Basically, all the individual summary sheets got read in as a dataframe, and each was added to a list in turn:

pathname <- getwd()
files<- list.files(pattern = "*.xlsx") #or use dir()

mylist <- list()

for (i in seq_along(files)){
df<-read_excel(path=filename, sheet = "SUMMARY", 
               col_names = TRUE, col_types = NULL, 
               na = "", skip = 0)

This was much faster and there were no memory issues.  The list was then output to a dataframe per template:

mydf1 <-data.table::rbindlist(mylist)

Finally all these intermediate dataframes got merged into a new list, then combined to one master dataframe/ data.table:

## merge all the dfs
l.df <- lapply(ls(), function(x) if (class(get(x)) == "data.table") get(x))
# I set class to data.table as that is first in list and data.frame was being ignored

This probably still looks quite clunky but it worked fine. I had one master dataframe which I then set to work on with dplyr.

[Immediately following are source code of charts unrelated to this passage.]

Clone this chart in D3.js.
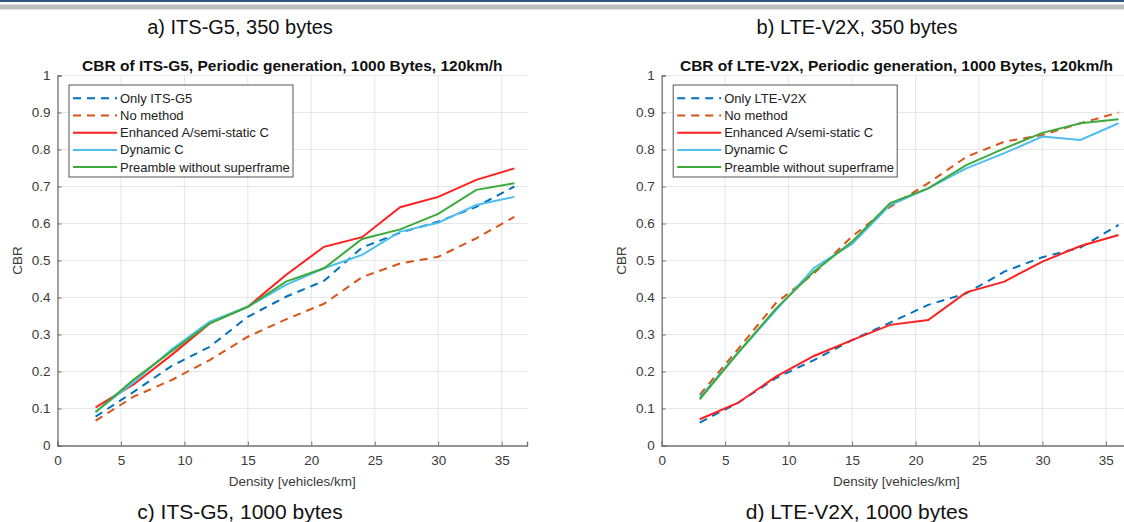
<!DOCTYPE html>
<html>
<head>
<meta charset="utf-8">
<script src="https://cdn.jsdelivr.net/npm/d3@7"></script>
<style>
  html, body { margin: 0; padding: 0; background: #fff; }
  svg { display: block; font-family: "Liberation Sans", Arial, sans-serif; }
</style>
</head>
<body>
<svg id="chart" width="1124" height="522"></svg>
<script>
// density values on the x axis
const density = [3, 6, 9, 12, 15, 18, 21, 24, 27, 30, 33, 36];

// ITS-G5 panel
const itsOnly     = [0.078, 0.145, 0.215, 0.267, 0.348, 0.402, 0.445, 0.535, 0.575, 0.605, 0.645, 0.700];
const itsNoMethod = [0.067, 0.132, 0.177, 0.231, 0.294, 0.341, 0.383, 0.455, 0.492, 0.510, 0.560, 0.618];
const itsEnhanced = [0.103, 0.165, 0.245, 0.330, 0.375, 0.461, 0.537, 0.563, 0.644, 0.672, 0.718, 0.749];
const itsDynamic  = [0.091, 0.170, 0.260, 0.335, 0.375, 0.434, 0.479, 0.515, 0.578, 0.602, 0.650, 0.672];
const itsPreamble = [0.090, 0.178, 0.255, 0.330, 0.375, 0.443, 0.479, 0.558, 0.584, 0.626, 0.691, 0.709];

// LTE-V2X panel
const lteOnly     = [0.062, 0.115, 0.182, 0.231, 0.285, 0.332, 0.380, 0.411, 0.470, 0.509, 0.535, 0.596];
const lteNoMethod = [0.137, 0.260, 0.385, 0.465, 0.565, 0.645, 0.709, 0.780, 0.821, 0.839, 0.871, 0.900];
const lteEnhanced = [0.071, 0.115, 0.186, 0.242, 0.285, 0.326, 0.339, 0.414, 0.443, 0.497, 0.539, 0.569];
const lteDynamic  = [0.130, 0.250, 0.365, 0.480, 0.545, 0.650, 0.695, 0.749, 0.790, 0.835, 0.826, 0.871];
const ltePreamble = [0.125, 0.250, 0.370, 0.470, 0.551, 0.655, 0.695, 0.758, 0.803, 0.845, 0.871, 0.882];

const xTicks = [0, 5, 10, 15, 20, 25, 30, 35];
const yTicks = [0, 0.1, 0.2, 0.3, 0.4, 0.5, 0.6, 0.7, 0.8, 0.9, 1];

const styles = [
  {color: "#0072BD", dash: "8,6"},
  {color: "#D95319", dash: "8,6"},
  {color: "#FF1F1F", dash: null},
  {color: "#4DBEEE", dash: null},
  {color: "#3DAA3D", dash: null}
];

const svg = d3.select("#chart");

// slide decoration at the top
svg.append("rect").attr("x", 0).attr("y", 0).attr("width", 1124).attr("height", 2).attr("fill", "#34577f");
svg.append("rect").attr("x", 0).attr("y", 4.5).attr("width", 1124).attr("height", 5).attr("fill", "#bfbfbf");

function drawPanel(opts) {
  const g = svg.append("g");
  const x = d3.scaleLinear().domain([0, 37]).range([opts.left, opts.left + 37 * 12.69]);
  const y = d3.scaleLinear().domain([0, 1]).range([445.5, 75.5]);

  // grid
  g.append("g").selectAll("line").data(xTicks.slice(1)).join("line")
    .attr("x1", d => x(d)).attr("x2", d => x(d))
    .attr("y1", y(0)).attr("y2", y(1))
    .attr("stroke", "#e6e6e6").attr("stroke-width", 1);
  g.append("g").selectAll("line").data(yTicks.slice(1)).join("line")
    .attr("x1", x(0)).attr("x2", x(37))
    .attr("y1", d => y(d)).attr("y2", d => y(d))
    .attr("stroke", "#e6e6e6").attr("stroke-width", 1);

  // axes
  const xAxis = g.append("g").attr("transform", `translate(0,${y(0)})`)
    .call(d3.axisBottom(x).tickValues(xTicks).tickSize(-4).tickPadding(10).tickFormat(d3.format("d")));
  const yAxis = g.append("g").attr("transform", `translate(${x(0)},0)`)
    .call(d3.axisLeft(y).tickValues(yTicks).tickSize(-4).tickPadding(7).tickFormat(d => d === 0 || d === 1 ? String(d) : d3.format(".1f")(d)));
  [xAxis, yAxis].forEach(a => {
    a.select(".domain").attr("stroke", "#707070").attr("stroke-width", 1.3);
    a.selectAll(".tick line").attr("stroke", "#707070");
    a.selectAll(".tick text").attr("fill", "#3a3a3a").style("font-size", "13.5px")
      .style("font-family", "'Liberation Sans', Arial, sans-serif");
  });

  // lines
  const line = d3.line().x((d, i) => x(density[i])).y(d => y(d));
  opts.series.forEach((s, i) => {
    g.append("path").datum(s.values)
      .attr("d", line)
      .attr("fill", "none")
      .attr("stroke", styles[i].color)
      .attr("stroke-width", 2)
      .attr("stroke-dasharray", styles[i].dash);
  });

  // title and labels
  const cx = (x(0) + x(37)) / 2;
  g.append("text").attr("x", cx).attr("y", 71).attr("text-anchor", "middle")
    .style("font-size", "15.5px").style("font-weight", "bold").attr("fill", "#111")
    .text(opts.title);
  g.append("text").attr("x", cx).attr("y", 486).attr("text-anchor", "middle")
    .style("font-size", "13.5px").attr("fill", "#3a3a3a").text("Density [vehicles/km]");
  g.append("text").attr("transform", `translate(${x(0) - 36},${(y(0) + y(1)) / 2}) rotate(-90)`)
    .attr("text-anchor", "middle").style("font-size", "13.5px").attr("fill", "#3a3a3a").text("CBR");

  // legend
  const lx = x(0) + 11.5, ly = 85;
  const lg = g.append("g").attr("transform", `translate(${lx},${ly})`);
  lg.append("rect").attr("width", 224).attr("height", 92)
    .attr("fill", "#fff").attr("stroke", "#555").attr("stroke-width", 1);
  opts.series.forEach((s, i) => {
    const ry = 13.3 + i * 17.2;
    lg.append("line").attr("x1", 4).attr("x2", 48).attr("y1", ry).attr("y2", ry)
      .attr("stroke", styles[i].color).attr("stroke-width", 2)
      .attr("stroke-dasharray", styles[i].dash);
    lg.append("text").attr("x", 51).attr("y", ry + 4.5)
      .style("font-size", "13px").attr("fill", "#222").text(s.name);
  });

  // captions above and below
  svg.append("text").attr("x", opts.capX).attr("y", 34).attr("text-anchor", "middle")
    .style("font-size", "20px").attr("fill", "#111").text(opts.capTop);
  svg.append("text").attr("x", opts.capX).attr("y", 519).attr("text-anchor", "middle")
    .style("font-size", "21px").attr("fill", "#111").text(opts.capBottom);
}

drawPanel({
  left: 57.5,
  title: "CBR of ITS-G5, Periodic generation, 1000 Bytes, 120km/h",
  capX: 240, capTop: "a) ITS-G5, 350 bytes", capBottom: "c) ITS-G5, 1000 bytes",
  series: [
    {name: "Only ITS-G5", values: itsOnly},
    {name: "No method", values: itsNoMethod},
    {name: "Enhanced A/semi-static C", values: itsEnhanced},
    {name: "Dynamic C", values: itsDynamic},
    {name: "Preamble without superframe", values: itsPreamble}
  ]
});

drawPanel({
  left: 661.7,
  title: "CBR of LTE-V2X, Periodic generation, 1000 Bytes, 120km/h",
  capX: 857, capTop: "b) LTE-V2X, 350 bytes", capBottom: "d) LTE-V2X, 1000 bytes",
  series: [
    {name: "Only LTE-V2X", values: lteOnly},
    {name: "No method", values: lteNoMethod},
    {name: "Enhanced A/semi-static C", values: lteEnhanced},
    {name: "Dynamic C", values: lteDynamic},
    {name: "Preamble without superframe", values: ltePreamble}
  ]
});
</script>
</body>
</html>
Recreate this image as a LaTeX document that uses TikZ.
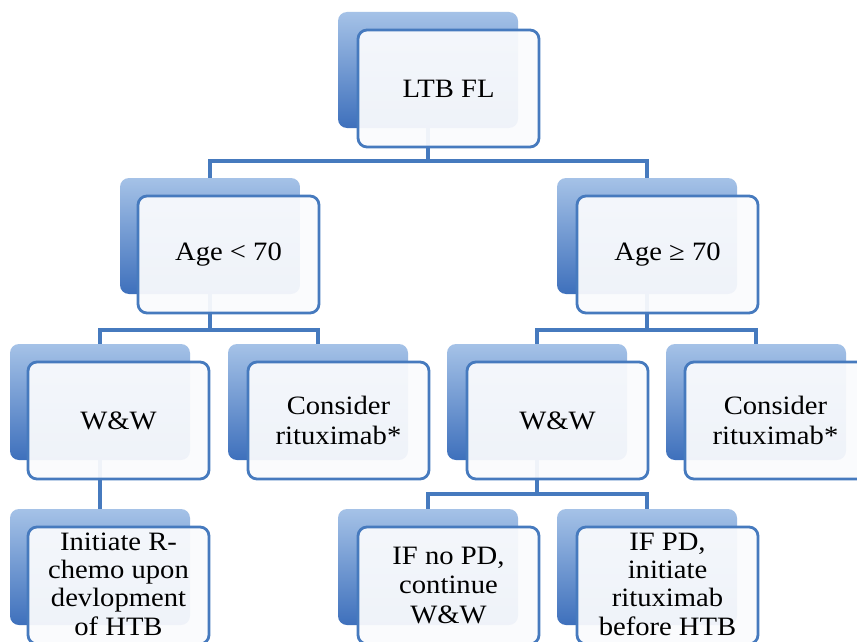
\documentclass[tikz,border=0pt]{standalone}
\usepackage{fontspec}
\newfontfamily\boxfont{Liberation Serif}[FakeStretch=1.08]
\definecolor{bord}{RGB}{70,122,190}
\definecolor{bktop}{RGB}{165,194,231}
\definecolor{bkbot}{RGB}{62,112,188}
\definecolor{frfill}{RGB}{250,251,253}
\tikzset{
  backbox/.style={rectangle, rounded corners=9pt, minimum width=180pt, minimum height=116pt,
    anchor=north west, top color=bktop, bottom color=bkbot, inner sep=0pt, outer sep=0pt},
  frontbox/.style={rectangle, rounded corners=9pt, minimum width=181pt, minimum height=117pt,
    anchor=north west, draw=bord, line width=2.8pt, fill=frfill, fill opacity=0.94, text opacity=1,
    align=center, inner sep=0pt, outer sep=0pt, text=black,
    font=\boxfont\fontsize{26.5}{29.5}\selectfont},
  raised/.style={text depth=3pt, font=\boxfont\fontsize{26.5}{28.3}\selectfont},
  conn/.style={draw=bord, line width=3.1pt}
}
\begin{document}
\begin{tikzpicture}[x=1pt,y=-1pt]
\useasboundingbox (0,0) rectangle (857,642);
\fill[white] (0,0) rectangle (857,642);
\clip (0,0) rectangle (857,642);
% back boxes
\node[backbox] (topB)  at (338,12) {};
\node[backbox] (ageLB) at (120,178) {};
\node[backbox] (ageGB) at (557,178) {};
\node[backbox] (wwLB)  at (10,344) {};
\node[backbox] (conLB) at (228,344) {};
\node[backbox] (wwRB)  at (447,344) {};
\node[backbox] (conRB) at (666,344) {};
\node[backbox] (initB) at (10,509) {};
\node[backbox] (nopdB) at (338,509) {};
\node[backbox] (pdB)   at (557,509) {};
% connectors
\coordinate (j1) at (428,161);
\coordinate (j2) at (210,330);
\coordinate (j3) at (647,330);
\coordinate (j4) at (537,494);
\draw[conn] (topB.south) -- (j1) -| (ageLB.north);
\draw[conn] (j1) -| (ageGB.north);
\draw[conn] (ageLB.south) -- (j2) -| (wwLB.north);
\draw[conn] (j2) -| (conLB.north);
\draw[conn] (ageGB.south) -- (j3) -| (wwRB.north);
\draw[conn] (j3) -| (conRB.north);
\draw[conn] (wwLB.south) -- (initB.north);
\draw[conn] (wwRB.south) -- (j4) -| (nopdB.north);
\draw[conn] (j4) -| (pdB.north);
% front boxes
\node[frontbox] (top)  at (358,30) {LTB FL};
\node[frontbox] (ageL) at (138,196) {Age < 70};
\node[frontbox] (ageG) at (577,196) {Age ≥ 70};
\node[frontbox] (wwL)  at (28,362) {W\&W};
\node[frontbox] (conL) at (248,362) {Consider\\rituximab*};
\node[frontbox] (wwR)  at (467,362) {W\&W};
\node[frontbox] (conR) at (685,362) {Consider\\rituximab*};
\node[frontbox,raised] (init) at (28,527) {Initiate R-\\chemo upon\\devlopment\\of HTB};
\node[frontbox] (nopd) at (358,527) {IF no PD,\\continue\\W\&W};
\node[frontbox,raised] (pd)   at (577,527) {IF PD,\\initiate\\rituximab\\before HTB};
\end{tikzpicture}
\end{document}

I could have moved all the files to one directory, and looped through them all at once. But I left them in case I had to repeat the process - I did not want the out of memory errors to reoccur. It was straighforward to import the data via SSIS at this stage, but the advantage of doing so in R meant I could move straight on to exploring the data.

Is this the best approach? Well it worked… and I was not aware of anything else that would do the job at the time.

A couple of months later I saw this presentation by Jenny Bryan : Jailbreakr-Get-out-of-Excel-free.

This refers to jailbreakr - the github repo is here : https://github.com/rsheets/jailbreakr and it seeks to address the same problem.

The purpose is :

Data Liberator. To extract tabular data people put in nontabular structures in a program designed to hold tables.

It’s still in the early stages though so I couldn’t have used it, even if i’d been aware of it - but it’s certainly one to keep an eye on. Especially because of the awesome gifs (including the brilliant one above).

At least until such time as jailbreakr is available I have a proven strategy for dealing with spreadsheet chaos. So next time this situation occurs I can be more serene :

Thank you to all the brilliant R developers out there who make life easier for the rest of us.